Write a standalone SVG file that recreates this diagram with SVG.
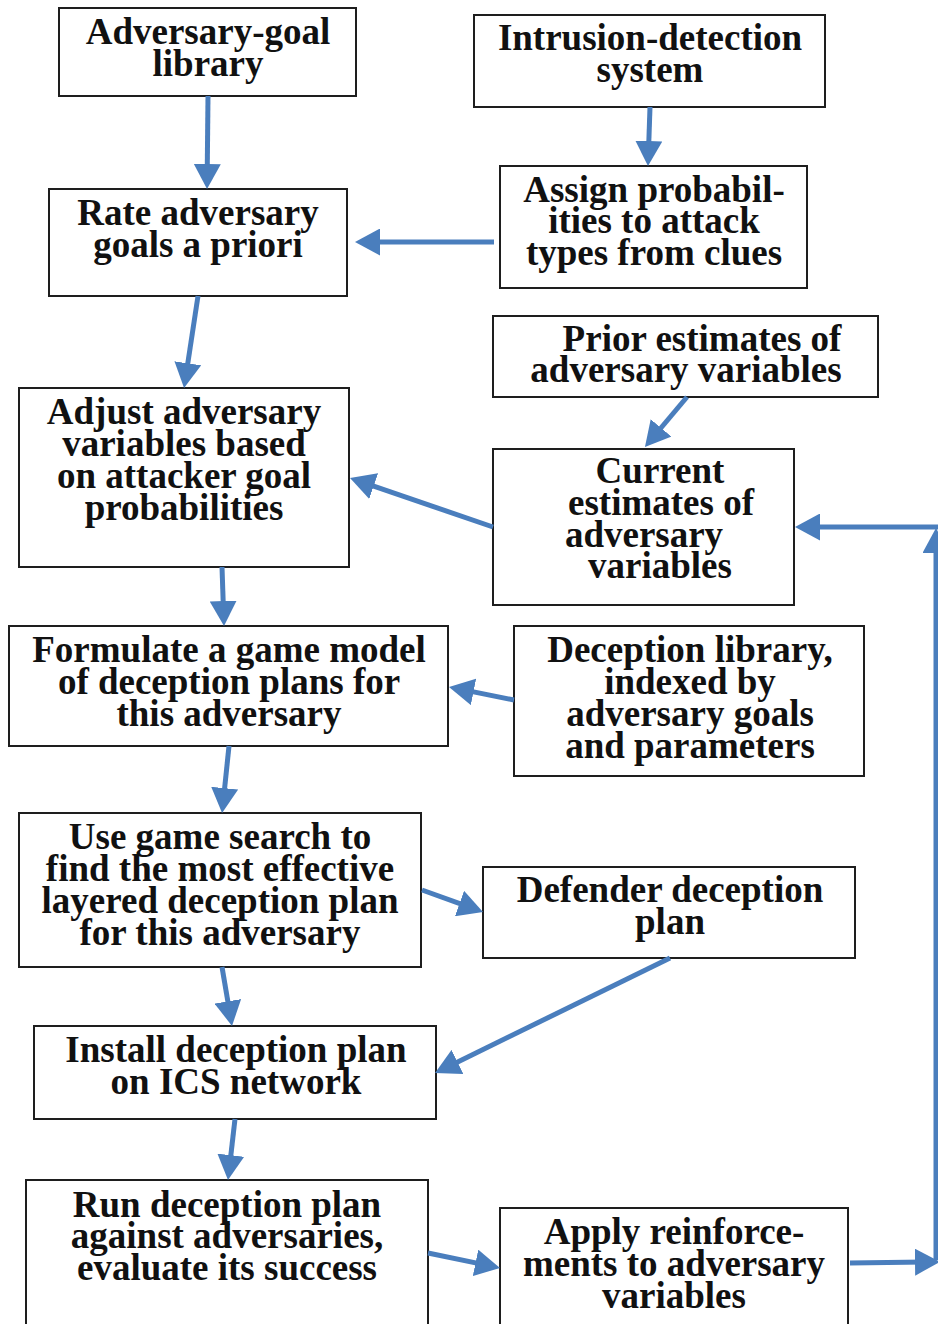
<svg xmlns="http://www.w3.org/2000/svg" width="938" height="1324" viewBox="0 0 938 1324">
  <defs>
    <style>
      .box { fill: #ffffff; stroke: #1e1e1e; stroke-width: 2; }
      .lbl { font-family: "Liberation Serif", "Times New Roman", serif; font-weight: bold; font-size: 37px; fill: #111111; text-anchor: middle; }
      .link { fill: none; stroke: #4a7ebd; stroke-width: 5; marker-end: url(#head); }
    </style>
    <marker id="head" markerUnits="userSpaceOnUse" markerWidth="25" markerHeight="27" refX="10" refY="13.5" orient="auto">
      <path d="M0,0 L25,13.5 L0,27 Z" fill="#4a7ebd"/>
    </marker>
  </defs>
  <rect width="938" height="1324" fill="#ffffff"/>

  <g id="goal-library">
    <rect class="box" x="59" y="8" width="297" height="88"/>
    <text class="lbl" x="208" y="44">Adversary-goal</text>
    <text class="lbl" x="208" y="76">library</text>
  </g>
  <g id="ids">
    <rect class="box" x="474" y="15" width="351" height="92"/>
    <text class="lbl" x="650" y="50">Intrusion-detection</text>
    <text class="lbl" x="650" y="82">system</text>
  </g>
  <g id="rate-goals">
    <rect class="box" x="49" y="189" width="298" height="107"/>
    <text class="lbl" x="198" y="225">Rate adversary</text>
    <text class="lbl" x="198" y="257">goals a priori</text>
  </g>
  <g id="assign-prob">
    <rect class="box" x="500" y="166" width="307" height="122"/>
    <text class="lbl" x="654" y="202">Assign probabil-</text>
    <text class="lbl" x="654" y="233">ities to attack</text>
    <text class="lbl" x="654" y="265">types from clues</text>
  </g>
  <g id="prior-estimates">
    <rect class="box" x="493" y="316" width="385" height="81"/>
    <text class="lbl" x="702" y="351">Prior estimates of</text>
    <text class="lbl" x="686" y="382">adversary variables</text>
  </g>
  <g id="adjust-vars">
    <rect class="box" x="19" y="388" width="330" height="179"/>
    <text class="lbl" x="184" y="424">Adjust adversary</text>
    <text class="lbl" x="184" y="456">variables based</text>
    <text class="lbl" x="184" y="488">on attacker goal</text>
    <text class="lbl" x="184" y="520">probabilities</text>
  </g>
  <g id="current-estimates">
    <rect class="box" x="493" y="449" width="301" height="156"/>
    <text class="lbl" x="660" y="483">Current</text>
    <text class="lbl" x="661" y="515">estimates of</text>
    <text class="lbl" x="644" y="547">adversary</text>
    <text class="lbl" x="660" y="578">variables</text>
  </g>
  <g id="game-model">
    <rect class="box" x="9" y="626" width="439" height="120"/>
    <text class="lbl" x="229" y="662">Formulate a game model</text>
    <text class="lbl" x="229" y="694">of deception plans for</text>
    <text class="lbl" x="229" y="726">this adversary</text>
  </g>
  <g id="deception-library">
    <rect class="box" x="514" y="626" width="350" height="150"/>
    <text class="lbl" x="690" y="662">Deception library,</text>
    <text class="lbl" x="690" y="694">indexed by</text>
    <text class="lbl" x="690" y="726">adversary goals</text>
    <text class="lbl" x="690" y="758">and parameters</text>
  </g>
  <g id="game-search">
    <rect class="box" x="19" y="813" width="402" height="154"/>
    <text class="lbl" x="220" y="849">Use game search to</text>
    <text class="lbl" x="220" y="881">find the most effective</text>
    <text class="lbl" x="220" y="913">layered deception plan</text>
    <text class="lbl" x="220" y="945">for this adversary</text>
  </g>
  <g id="defender-plan">
    <rect class="box" x="483" y="867" width="372" height="91"/>
    <text class="lbl" x="670" y="902">Defender deception</text>
    <text class="lbl" x="670" y="934">plan</text>
  </g>
  <g id="install-plan">
    <rect class="box" x="34" y="1026" width="402" height="93"/>
    <text class="lbl" x="236" y="1062">Install deception plan</text>
    <text class="lbl" x="236" y="1094">on ICS network</text>
  </g>
  <g id="run-plan">
    <rect class="box" x="26" y="1180" width="402" height="160"/>
    <text class="lbl" x="227" y="1217">Run deception plan</text>
    <text class="lbl" x="227" y="1248">against adversaries,</text>
    <text class="lbl" x="227" y="1280">evaluate its success</text>
  </g>
  <g id="reinforce">
    <rect class="box" x="500" y="1208" width="348" height="132"/>
    <text class="lbl" x="674" y="1244">Apply reinforce-</text>
    <text class="lbl" x="674" y="1276">ments to adversary</text>
    <text class="lbl" x="674" y="1308">variables</text>
  </g>

  <g id="connectors">
    <path class="link" d="M208,96 L207.2,174"/>
    <path class="link" d="M650,107 L648.5,151"/>
    <path class="link" d="M494,242 L370,242"/>
    <path class="link" d="M198,296 L186.3,373.2"/>
    <path class="link" d="M687,397 L654.6,435.5"/>
    <path class="link" d="M493,527 L364.2,482.9"/>
    <path class="link" d="M222,567 L223.5,611"/>
    <path class="link" d="M514,700 L463.7,689.9"/>
    <path class="link" d="M229,746 L223.6,798.1"/>
    <path class="link" d="M422,890 L468.9,906.9"/>
    <path class="link" d="M222,967 L229.5,1011.2"/>
    <path class="link" d="M670,958 L448.5,1066.4"/>
    <path class="link" d="M235,1119 L229.7,1165.1"/>
    <path class="link" d="M428,1253 L485.3,1264.9"/>
    <path class="link" d="M850,1263 L925,1262"/>
    <path class="link" d="M936,1260 L936,543"/>
    <path class="link" d="M938,527 L810,527"/>
  </g>
</svg>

_TASK TO COMPLETE_
Every line above should be returned word for word, with the pictures left behind.

_ANSWER TO THIS PROBLEM_
Write a standalone SVG file that recreates this diagram with SVG.
<svg xmlns="http://www.w3.org/2000/svg" width="938" height="1324" viewBox="0 0 938 1324">
  <defs>
    <style>
      .box { fill: #ffffff; stroke: #1e1e1e; stroke-width: 2; }
      .lbl { font-family: "Liberation Serif", "Times New Roman", serif; font-weight: bold; font-size: 37px; fill: #111111; text-anchor: middle; }
      .link { fill: none; stroke: #4a7ebd; stroke-width: 5; marker-end: url(#head); }
    </style>
    <marker id="head" markerUnits="userSpaceOnUse" markerWidth="25" markerHeight="27" refX="10" refY="13.5" orient="auto">
      <path d="M0,0 L25,13.5 L0,27 Z" fill="#4a7ebd"/>
    </marker>
  </defs>
  <rect width="938" height="1324" fill="#ffffff"/>

  <g id="goal-library">
    <rect class="box" x="59" y="8" width="297" height="88"/>
    <text class="lbl" x="208" y="44">Adversary-goal</text>
    <text class="lbl" x="208" y="76">library</text>
  </g>
  <g id="ids">
    <rect class="box" x="474" y="15" width="351" height="92"/>
    <text class="lbl" x="650" y="50">Intrusion-detection</text>
    <text class="lbl" x="650" y="82">system</text>
  </g>
  <g id="rate-goals">
    <rect class="box" x="49" y="189" width="298" height="107"/>
    <text class="lbl" x="198" y="225">Rate adversary</text>
    <text class="lbl" x="198" y="257">goals a priori</text>
  </g>
  <g id="assign-prob">
    <rect class="box" x="500" y="166" width="307" height="122"/>
    <text class="lbl" x="654" y="202">Assign probabil-</text>
    <text class="lbl" x="654" y="233">ities to attack</text>
    <text class="lbl" x="654" y="265">types from clues</text>
  </g>
  <g id="prior-estimates">
    <rect class="box" x="493" y="316" width="385" height="81"/>
    <text class="lbl" x="702" y="351">Prior estimates of</text>
    <text class="lbl" x="686" y="382">adversary variables</text>
  </g>
  <g id="adjust-vars">
    <rect class="box" x="19" y="388" width="330" height="179"/>
    <text class="lbl" x="184" y="424">Adjust adversary</text>
    <text class="lbl" x="184" y="456">variables based</text>
    <text class="lbl" x="184" y="488">on attacker goal</text>
    <text class="lbl" x="184" y="520">probabilities</text>
  </g>
  <g id="current-estimates">
    <rect class="box" x="493" y="449" width="301" height="156"/>
    <text class="lbl" x="660" y="483">Current</text>
    <text class="lbl" x="661" y="515">estimates of</text>
    <text class="lbl" x="644" y="547">adversary</text>
    <text class="lbl" x="660" y="578">variables</text>
  </g>
  <g id="game-model">
    <rect class="box" x="9" y="626" width="439" height="120"/>
    <text class="lbl" x="229" y="662">Formulate a game model</text>
    <text class="lbl" x="229" y="694">of deception plans for</text>
    <text class="lbl" x="229" y="726">this adversary</text>
  </g>
  <g id="deception-library">
    <rect class="box" x="514" y="626" width="350" height="150"/>
    <text class="lbl" x="690" y="662">Deception library,</text>
    <text class="lbl" x="690" y="694">indexed by</text>
    <text class="lbl" x="690" y="726">adversary goals</text>
    <text class="lbl" x="690" y="758">and parameters</text>
  </g>
  <g id="game-search">
    <rect class="box" x="19" y="813" width="402" height="154"/>
    <text class="lbl" x="220" y="849">Use game search to</text>
    <text class="lbl" x="220" y="881">find the most effective</text>
    <text class="lbl" x="220" y="913">layered deception plan</text>
    <text class="lbl" x="220" y="945">for this adversary</text>
  </g>
  <g id="defender-plan">
    <rect class="box" x="483" y="867" width="372" height="91"/>
    <text class="lbl" x="670" y="902">Defender deception</text>
    <text class="lbl" x="670" y="934">plan</text>
  </g>
  <g id="install-plan">
    <rect class="box" x="34" y="1026" width="402" height="93"/>
    <text class="lbl" x="236" y="1062">Install deception plan</text>
    <text class="lbl" x="236" y="1094">on ICS network</text>
  </g>
  <g id="run-plan">
    <rect class="box" x="26" y="1180" width="402" height="160"/>
    <text class="lbl" x="227" y="1217">Run deception plan</text>
    <text class="lbl" x="227" y="1248">against adversaries,</text>
    <text class="lbl" x="227" y="1280">evaluate its success</text>
  </g>
  <g id="reinforce">
    <rect class="box" x="500" y="1208" width="348" height="132"/>
    <text class="lbl" x="674" y="1244">Apply reinforce-</text>
    <text class="lbl" x="674" y="1276">ments to adversary</text>
    <text class="lbl" x="674" y="1308">variables</text>
  </g>

  <g id="connectors">
    <path class="link" d="M208,96 L207.2,174"/>
    <path class="link" d="M650,107 L648.5,151"/>
    <path class="link" d="M494,242 L370,242"/>
    <path class="link" d="M198,296 L186.3,373.2"/>
    <path class="link" d="M687,397 L654.6,435.5"/>
    <path class="link" d="M493,527 L364.2,482.9"/>
    <path class="link" d="M222,567 L223.5,611"/>
    <path class="link" d="M514,700 L463.7,689.9"/>
    <path class="link" d="M229,746 L223.6,798.1"/>
    <path class="link" d="M422,890 L468.9,906.9"/>
    <path class="link" d="M222,967 L229.5,1011.2"/>
    <path class="link" d="M670,958 L448.5,1066.4"/>
    <path class="link" d="M235,1119 L229.7,1165.1"/>
    <path class="link" d="M428,1253 L485.3,1264.9"/>
    <path class="link" d="M850,1263 L925,1262"/>
    <path class="link" d="M936,1260 L936,543"/>
    <path class="link" d="M938,527 L810,527"/>
  </g>
</svg>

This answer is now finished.